Wednesday, April 27, 2011

Tastee Freez excerpt from Raised By White Trash

I realized I finally had something to write under the “interesting facts” category on my family tree. Next to my grandmothers name I wrote, "Owned the Tastee Freez". The Tastee Freez was, for years, the only fast food restaurant in town. Actually, if you did the math, that one building made up a full twenty percent of all restaurants in a ten mile radius. This was as good as being a celebrity. Maybe better because there was ice cream involved. I wasn’t the only person to find that interesting because, over thirty years after she sold the place that fact that she had owned it was mentioned in her obituary after the list of her surviving relatives.

When I was younger my mother would sometimes work shifts at the Tastee Freez and, when things were slow and there was no babysitter available, my brother, sister and I would spend her entire shift there at the restaurant. We would start out sitting quietly at a table with coloring books or reading but eventually the massive amounts of sugar and caffeine from the sodas we drank nonstop would take it's toll and we would end up running around like the insanely hyper devil children we were.

If you’ve ever visited white trash parts of the country or are raised white trash yourself you have probably seen the kids we were then. Three loud and dirty kids. The two youngest shirtless regardless of gender and the oldest beating on them with glee and hope that one day he would finally have the strength to draw blood. The adult involved would be hiding or at least trying to hide. Eventually one of the kids, we took turns, would go crying to her about the behavior of his or her siblings, cried because of phantom hunger pains or cried because that was the only sensible alternative to boredom.

To help keep the noise down some we were fed small amounts of food every few minutes. A handful of french fries would be tossed on the table in our general direction like we were chickens out in a yard. To continue the illusion that we were being fed like we were birds the three of us would put our hands behind our backs and peck at the table to get our “worms”. Fried dill pickle slices were eaten like they were mini sandwiches and hamburgers that had been cut into thirds were measured against each other to make sure no one of us got more than the other. It was only fair.

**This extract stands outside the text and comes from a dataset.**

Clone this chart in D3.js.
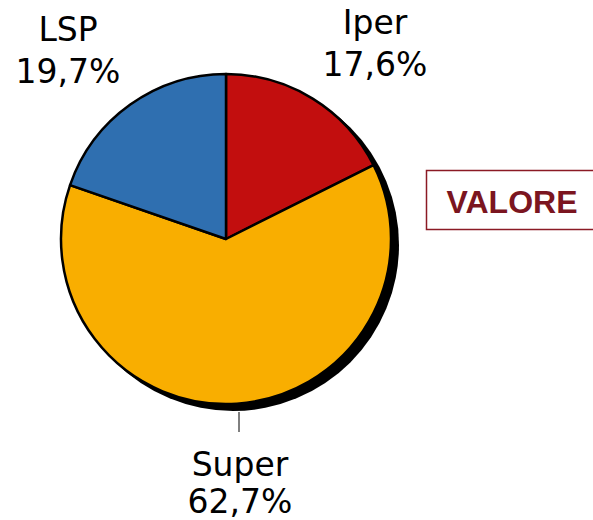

The only thing that wasn’t tossed at us like we were livestock was our drinks. It was great fun for us to go behind the counter to make our own drinks and even more fun to play mixologist. Like a connoisseur trained in the soft drink arts I would ask my sister “Is your Coke not Spritey enough?” or “maybe your Root Beer would taste more like Dr Pepper if you just added a little bit of orange crush”. Of course the ultimate expression of the fountain culinary experience was a drink called the Suicide. This was a drink and a game. The recipe was easy. You put a little of each soda in your cup all the way down the line then repeat until your cup was full. If you didn’t throw-up, you won.